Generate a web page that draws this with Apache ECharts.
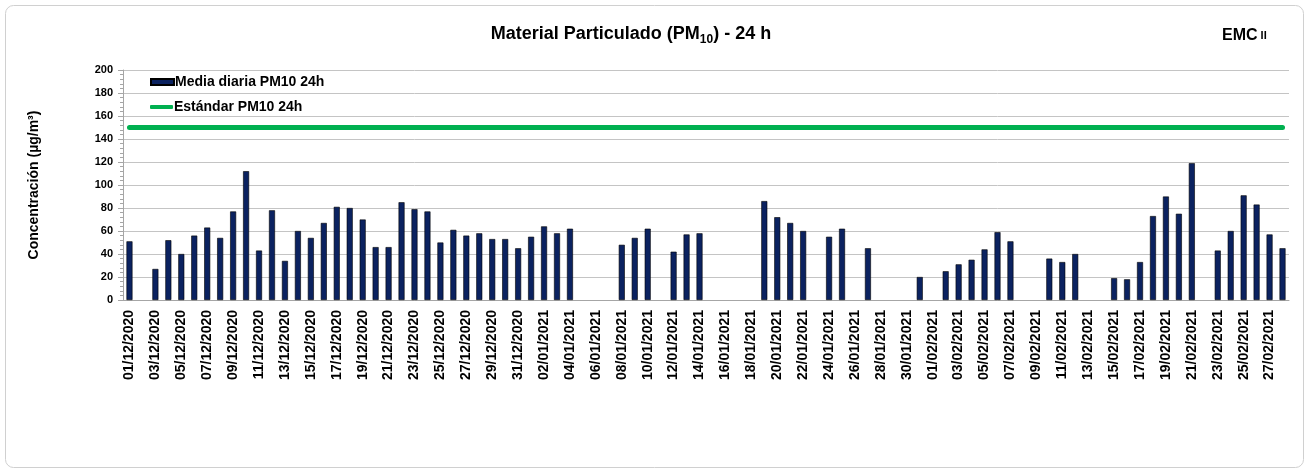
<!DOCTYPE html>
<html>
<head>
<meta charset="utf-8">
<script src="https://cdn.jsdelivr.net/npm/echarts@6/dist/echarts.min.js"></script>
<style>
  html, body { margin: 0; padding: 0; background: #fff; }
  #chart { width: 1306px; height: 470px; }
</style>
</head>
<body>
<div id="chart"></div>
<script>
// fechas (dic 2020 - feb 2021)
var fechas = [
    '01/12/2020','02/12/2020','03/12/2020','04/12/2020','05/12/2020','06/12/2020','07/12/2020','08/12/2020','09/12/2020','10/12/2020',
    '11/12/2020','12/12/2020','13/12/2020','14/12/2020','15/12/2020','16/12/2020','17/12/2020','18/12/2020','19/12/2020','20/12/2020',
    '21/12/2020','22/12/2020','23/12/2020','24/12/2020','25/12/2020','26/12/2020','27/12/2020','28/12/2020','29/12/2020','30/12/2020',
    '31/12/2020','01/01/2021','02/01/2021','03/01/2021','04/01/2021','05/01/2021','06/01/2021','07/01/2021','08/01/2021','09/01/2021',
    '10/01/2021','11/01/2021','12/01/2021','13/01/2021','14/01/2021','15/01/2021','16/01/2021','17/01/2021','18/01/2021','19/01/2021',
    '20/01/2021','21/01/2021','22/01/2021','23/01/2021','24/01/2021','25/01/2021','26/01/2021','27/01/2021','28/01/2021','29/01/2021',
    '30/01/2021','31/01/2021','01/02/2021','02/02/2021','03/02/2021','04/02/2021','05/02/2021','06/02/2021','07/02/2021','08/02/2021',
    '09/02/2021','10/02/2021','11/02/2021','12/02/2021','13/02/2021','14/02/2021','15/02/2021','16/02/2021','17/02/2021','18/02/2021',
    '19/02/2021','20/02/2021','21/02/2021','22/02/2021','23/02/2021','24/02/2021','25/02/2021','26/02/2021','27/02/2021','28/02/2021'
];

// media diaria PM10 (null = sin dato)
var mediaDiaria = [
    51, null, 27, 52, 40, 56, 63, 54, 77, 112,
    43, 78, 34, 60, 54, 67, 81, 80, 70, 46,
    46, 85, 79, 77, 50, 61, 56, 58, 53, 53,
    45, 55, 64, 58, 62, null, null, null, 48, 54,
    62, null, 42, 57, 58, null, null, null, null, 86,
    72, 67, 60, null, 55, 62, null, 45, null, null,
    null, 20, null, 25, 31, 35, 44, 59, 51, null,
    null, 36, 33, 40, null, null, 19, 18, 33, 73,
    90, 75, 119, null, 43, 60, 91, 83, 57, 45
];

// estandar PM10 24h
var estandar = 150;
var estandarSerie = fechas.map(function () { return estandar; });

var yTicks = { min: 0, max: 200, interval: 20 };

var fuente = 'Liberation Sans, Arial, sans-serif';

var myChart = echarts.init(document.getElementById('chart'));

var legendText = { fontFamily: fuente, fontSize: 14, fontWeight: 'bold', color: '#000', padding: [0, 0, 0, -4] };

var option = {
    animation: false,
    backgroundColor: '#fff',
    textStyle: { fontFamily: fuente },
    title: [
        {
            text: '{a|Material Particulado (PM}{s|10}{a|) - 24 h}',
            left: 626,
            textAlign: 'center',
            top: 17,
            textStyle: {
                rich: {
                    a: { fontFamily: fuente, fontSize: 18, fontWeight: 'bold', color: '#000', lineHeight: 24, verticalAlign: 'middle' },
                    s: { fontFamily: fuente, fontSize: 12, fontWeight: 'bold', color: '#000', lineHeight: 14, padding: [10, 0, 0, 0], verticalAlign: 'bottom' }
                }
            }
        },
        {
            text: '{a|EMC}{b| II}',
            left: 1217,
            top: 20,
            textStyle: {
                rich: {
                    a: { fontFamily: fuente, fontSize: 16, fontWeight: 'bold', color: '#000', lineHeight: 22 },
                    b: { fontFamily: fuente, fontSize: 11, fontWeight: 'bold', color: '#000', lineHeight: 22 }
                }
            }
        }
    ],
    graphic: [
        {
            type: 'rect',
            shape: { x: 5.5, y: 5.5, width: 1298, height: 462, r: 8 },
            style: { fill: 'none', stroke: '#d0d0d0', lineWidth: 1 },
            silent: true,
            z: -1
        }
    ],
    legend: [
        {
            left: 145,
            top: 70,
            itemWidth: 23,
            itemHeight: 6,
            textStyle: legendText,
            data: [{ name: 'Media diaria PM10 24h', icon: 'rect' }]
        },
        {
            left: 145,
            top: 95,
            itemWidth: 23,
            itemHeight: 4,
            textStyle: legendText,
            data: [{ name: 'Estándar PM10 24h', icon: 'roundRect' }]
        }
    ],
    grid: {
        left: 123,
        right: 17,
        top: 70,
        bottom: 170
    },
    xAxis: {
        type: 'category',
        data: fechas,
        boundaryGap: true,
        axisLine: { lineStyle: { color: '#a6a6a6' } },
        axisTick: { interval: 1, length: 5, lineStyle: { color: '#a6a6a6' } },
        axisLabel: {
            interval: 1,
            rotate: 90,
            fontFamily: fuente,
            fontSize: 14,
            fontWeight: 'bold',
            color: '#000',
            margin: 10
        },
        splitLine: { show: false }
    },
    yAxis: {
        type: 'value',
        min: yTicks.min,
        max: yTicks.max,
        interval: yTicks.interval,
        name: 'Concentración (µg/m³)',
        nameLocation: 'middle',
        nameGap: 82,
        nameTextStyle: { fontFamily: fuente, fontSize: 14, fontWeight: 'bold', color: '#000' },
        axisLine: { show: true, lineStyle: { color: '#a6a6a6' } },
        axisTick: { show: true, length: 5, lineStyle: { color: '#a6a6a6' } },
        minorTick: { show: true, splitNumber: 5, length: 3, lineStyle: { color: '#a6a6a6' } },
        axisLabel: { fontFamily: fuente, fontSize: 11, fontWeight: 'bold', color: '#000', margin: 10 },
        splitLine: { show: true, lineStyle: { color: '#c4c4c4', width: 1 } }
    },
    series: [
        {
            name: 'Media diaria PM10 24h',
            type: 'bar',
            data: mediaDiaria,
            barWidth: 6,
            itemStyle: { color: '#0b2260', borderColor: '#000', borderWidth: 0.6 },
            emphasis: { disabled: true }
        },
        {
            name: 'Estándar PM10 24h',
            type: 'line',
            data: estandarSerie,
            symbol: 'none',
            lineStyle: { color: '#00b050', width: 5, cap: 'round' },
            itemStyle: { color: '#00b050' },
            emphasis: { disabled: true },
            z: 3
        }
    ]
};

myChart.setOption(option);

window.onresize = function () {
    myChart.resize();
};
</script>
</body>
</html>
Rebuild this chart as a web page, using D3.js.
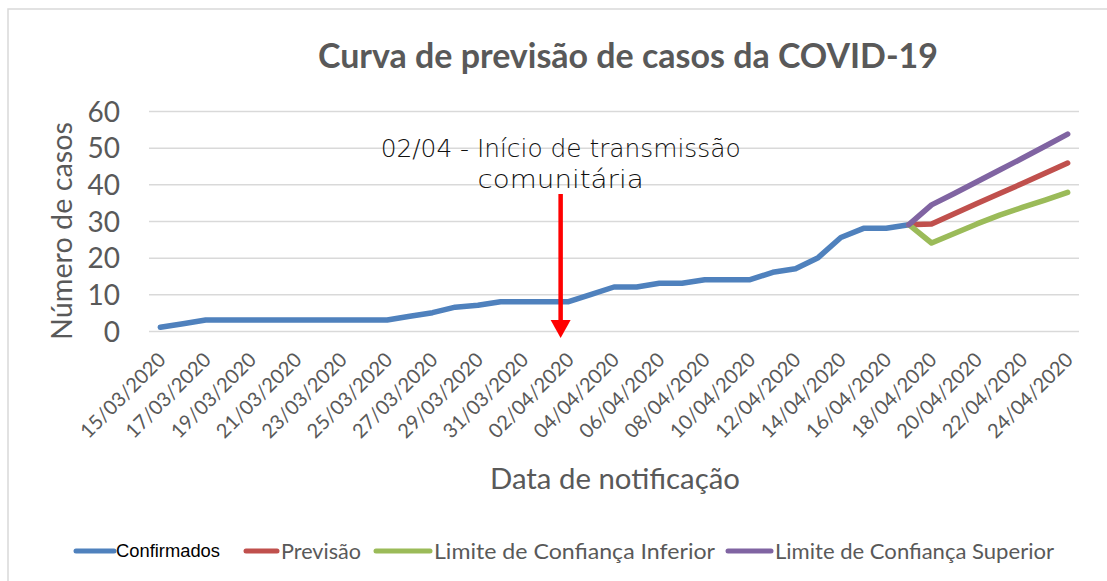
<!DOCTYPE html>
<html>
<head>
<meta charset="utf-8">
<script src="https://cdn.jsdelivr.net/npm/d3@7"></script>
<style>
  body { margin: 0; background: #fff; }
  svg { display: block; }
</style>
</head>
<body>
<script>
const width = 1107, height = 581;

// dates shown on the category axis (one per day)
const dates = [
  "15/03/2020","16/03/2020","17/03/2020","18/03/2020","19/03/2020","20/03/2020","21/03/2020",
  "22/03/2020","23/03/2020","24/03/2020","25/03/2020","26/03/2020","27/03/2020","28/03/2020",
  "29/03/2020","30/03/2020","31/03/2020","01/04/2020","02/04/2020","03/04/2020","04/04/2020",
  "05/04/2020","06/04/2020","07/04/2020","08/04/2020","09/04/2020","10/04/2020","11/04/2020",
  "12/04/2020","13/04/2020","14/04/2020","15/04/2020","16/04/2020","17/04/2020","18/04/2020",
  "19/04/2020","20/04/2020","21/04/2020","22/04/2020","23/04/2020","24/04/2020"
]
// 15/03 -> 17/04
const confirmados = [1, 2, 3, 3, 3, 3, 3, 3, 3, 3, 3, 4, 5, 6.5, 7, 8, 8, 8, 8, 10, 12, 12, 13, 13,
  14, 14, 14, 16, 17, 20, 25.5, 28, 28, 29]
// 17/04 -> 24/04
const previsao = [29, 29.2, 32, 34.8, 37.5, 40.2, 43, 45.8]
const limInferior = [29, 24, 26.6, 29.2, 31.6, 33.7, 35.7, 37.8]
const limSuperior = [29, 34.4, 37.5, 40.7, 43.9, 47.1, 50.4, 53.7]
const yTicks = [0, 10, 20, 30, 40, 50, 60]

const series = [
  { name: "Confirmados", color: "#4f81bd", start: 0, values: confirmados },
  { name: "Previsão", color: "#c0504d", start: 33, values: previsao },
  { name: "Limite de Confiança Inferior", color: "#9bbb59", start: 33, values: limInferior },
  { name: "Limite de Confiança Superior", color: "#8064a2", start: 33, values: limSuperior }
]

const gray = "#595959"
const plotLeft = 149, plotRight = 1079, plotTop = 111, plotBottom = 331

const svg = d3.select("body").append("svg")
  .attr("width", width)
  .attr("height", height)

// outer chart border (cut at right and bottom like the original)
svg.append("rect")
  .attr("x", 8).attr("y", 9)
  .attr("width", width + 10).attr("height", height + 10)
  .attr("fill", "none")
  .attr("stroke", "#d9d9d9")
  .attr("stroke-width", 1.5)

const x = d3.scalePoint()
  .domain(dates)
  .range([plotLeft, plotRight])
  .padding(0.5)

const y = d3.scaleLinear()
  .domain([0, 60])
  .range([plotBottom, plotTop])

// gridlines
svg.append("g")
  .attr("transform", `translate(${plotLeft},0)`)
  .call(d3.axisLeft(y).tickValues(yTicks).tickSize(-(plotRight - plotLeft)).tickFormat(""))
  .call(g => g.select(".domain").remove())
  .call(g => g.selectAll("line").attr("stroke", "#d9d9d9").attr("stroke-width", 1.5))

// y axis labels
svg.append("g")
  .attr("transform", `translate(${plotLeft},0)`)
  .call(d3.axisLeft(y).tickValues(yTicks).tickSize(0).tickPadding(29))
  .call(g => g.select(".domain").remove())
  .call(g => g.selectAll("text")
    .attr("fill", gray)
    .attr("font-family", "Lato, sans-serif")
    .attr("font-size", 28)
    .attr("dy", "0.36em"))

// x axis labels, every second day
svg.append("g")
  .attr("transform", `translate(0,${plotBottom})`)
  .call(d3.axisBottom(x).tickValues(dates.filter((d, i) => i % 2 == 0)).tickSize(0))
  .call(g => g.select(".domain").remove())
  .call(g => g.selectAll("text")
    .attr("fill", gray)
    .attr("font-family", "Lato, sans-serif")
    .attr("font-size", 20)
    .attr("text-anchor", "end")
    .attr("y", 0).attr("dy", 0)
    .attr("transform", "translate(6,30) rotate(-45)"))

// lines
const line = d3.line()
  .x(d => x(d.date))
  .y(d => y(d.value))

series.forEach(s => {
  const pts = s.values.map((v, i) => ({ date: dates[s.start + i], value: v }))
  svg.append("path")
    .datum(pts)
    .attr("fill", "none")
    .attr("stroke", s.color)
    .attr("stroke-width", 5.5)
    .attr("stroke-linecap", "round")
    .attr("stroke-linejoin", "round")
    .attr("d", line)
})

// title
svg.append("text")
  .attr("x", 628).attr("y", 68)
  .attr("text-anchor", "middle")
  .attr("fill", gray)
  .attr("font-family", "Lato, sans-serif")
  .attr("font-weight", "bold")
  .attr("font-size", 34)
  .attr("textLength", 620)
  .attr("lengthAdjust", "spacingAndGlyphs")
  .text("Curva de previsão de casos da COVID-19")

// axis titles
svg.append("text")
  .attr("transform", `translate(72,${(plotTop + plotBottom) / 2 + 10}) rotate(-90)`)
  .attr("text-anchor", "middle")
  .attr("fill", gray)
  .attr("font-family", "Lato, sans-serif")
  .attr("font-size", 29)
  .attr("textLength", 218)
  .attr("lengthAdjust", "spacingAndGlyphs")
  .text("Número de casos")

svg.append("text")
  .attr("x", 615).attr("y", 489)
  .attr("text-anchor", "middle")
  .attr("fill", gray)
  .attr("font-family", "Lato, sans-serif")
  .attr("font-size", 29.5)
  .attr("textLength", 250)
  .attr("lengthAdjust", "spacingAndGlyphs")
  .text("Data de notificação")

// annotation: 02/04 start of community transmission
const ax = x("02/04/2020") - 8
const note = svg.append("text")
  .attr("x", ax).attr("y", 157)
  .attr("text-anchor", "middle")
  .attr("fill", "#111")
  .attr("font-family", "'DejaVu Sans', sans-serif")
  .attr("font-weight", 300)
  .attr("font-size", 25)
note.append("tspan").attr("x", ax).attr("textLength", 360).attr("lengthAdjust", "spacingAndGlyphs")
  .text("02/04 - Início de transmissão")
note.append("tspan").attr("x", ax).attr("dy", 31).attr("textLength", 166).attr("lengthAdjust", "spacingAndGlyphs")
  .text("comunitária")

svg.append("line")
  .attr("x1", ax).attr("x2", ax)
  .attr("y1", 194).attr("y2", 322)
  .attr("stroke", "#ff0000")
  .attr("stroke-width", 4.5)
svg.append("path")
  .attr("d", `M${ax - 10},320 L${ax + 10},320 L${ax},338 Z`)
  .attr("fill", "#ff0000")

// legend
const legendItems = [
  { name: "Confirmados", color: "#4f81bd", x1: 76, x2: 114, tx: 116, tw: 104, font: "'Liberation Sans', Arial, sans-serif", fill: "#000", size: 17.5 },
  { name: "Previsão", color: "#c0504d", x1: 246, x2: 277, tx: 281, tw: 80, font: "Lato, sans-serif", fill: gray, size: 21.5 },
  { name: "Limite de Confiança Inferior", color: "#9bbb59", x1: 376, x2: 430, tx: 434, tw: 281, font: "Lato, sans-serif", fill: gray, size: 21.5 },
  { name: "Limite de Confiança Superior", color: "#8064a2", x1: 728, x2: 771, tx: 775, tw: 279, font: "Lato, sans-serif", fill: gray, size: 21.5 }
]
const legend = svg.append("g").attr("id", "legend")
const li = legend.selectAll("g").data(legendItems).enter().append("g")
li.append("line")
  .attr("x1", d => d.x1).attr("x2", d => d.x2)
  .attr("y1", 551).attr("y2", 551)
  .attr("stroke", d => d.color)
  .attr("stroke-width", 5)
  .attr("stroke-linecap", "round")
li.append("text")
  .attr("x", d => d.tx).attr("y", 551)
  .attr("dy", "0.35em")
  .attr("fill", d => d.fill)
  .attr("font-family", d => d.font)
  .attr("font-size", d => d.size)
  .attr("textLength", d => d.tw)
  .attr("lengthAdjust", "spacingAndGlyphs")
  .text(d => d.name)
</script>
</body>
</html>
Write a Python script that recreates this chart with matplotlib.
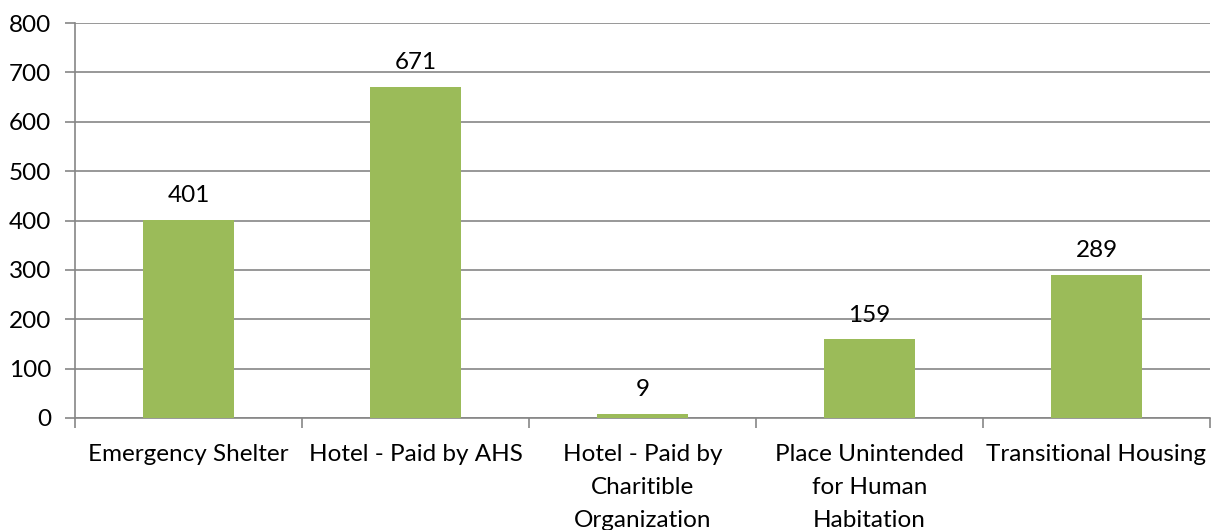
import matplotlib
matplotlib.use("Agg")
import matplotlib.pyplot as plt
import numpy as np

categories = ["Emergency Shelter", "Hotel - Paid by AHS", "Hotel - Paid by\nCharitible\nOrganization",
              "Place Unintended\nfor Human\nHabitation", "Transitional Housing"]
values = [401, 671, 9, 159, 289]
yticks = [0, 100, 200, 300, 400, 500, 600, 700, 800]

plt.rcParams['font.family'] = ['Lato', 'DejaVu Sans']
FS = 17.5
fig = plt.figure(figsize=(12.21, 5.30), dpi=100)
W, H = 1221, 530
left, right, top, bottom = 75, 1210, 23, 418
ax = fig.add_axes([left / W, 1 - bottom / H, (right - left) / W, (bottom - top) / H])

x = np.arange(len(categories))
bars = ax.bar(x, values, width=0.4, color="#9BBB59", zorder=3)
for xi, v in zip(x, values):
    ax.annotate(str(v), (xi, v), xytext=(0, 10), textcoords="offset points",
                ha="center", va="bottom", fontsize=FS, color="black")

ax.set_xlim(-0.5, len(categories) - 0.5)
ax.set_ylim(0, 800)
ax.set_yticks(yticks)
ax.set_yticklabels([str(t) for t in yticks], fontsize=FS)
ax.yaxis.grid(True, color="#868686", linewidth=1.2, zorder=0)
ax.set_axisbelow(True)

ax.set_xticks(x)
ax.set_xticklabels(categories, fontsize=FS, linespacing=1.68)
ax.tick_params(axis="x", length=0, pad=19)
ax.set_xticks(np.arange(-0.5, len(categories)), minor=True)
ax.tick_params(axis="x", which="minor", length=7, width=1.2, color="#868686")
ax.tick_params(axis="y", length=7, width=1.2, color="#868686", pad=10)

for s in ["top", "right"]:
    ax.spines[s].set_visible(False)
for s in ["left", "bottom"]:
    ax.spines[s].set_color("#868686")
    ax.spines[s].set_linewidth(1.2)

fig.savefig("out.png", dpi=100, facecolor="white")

**Work instructions:** Retype, word for word, only the lines from the one containing "Rebuild this chart" through the one containing "const width = 1107, height = 581;", both included, and leave out any pictures.

**Solution:**
Rebuild this chart as a web page, using D3.js.
<!DOCTYPE html>
<html>
<head>
<meta charset="utf-8">
<script src="https://cdn.jsdelivr.net/npm/d3@7"></script>
<style>
  body { margin: 0; background: #fff; }
  svg { display: block; }
</style>
</head>
<body>
<script>
const width = 1107, height = 581;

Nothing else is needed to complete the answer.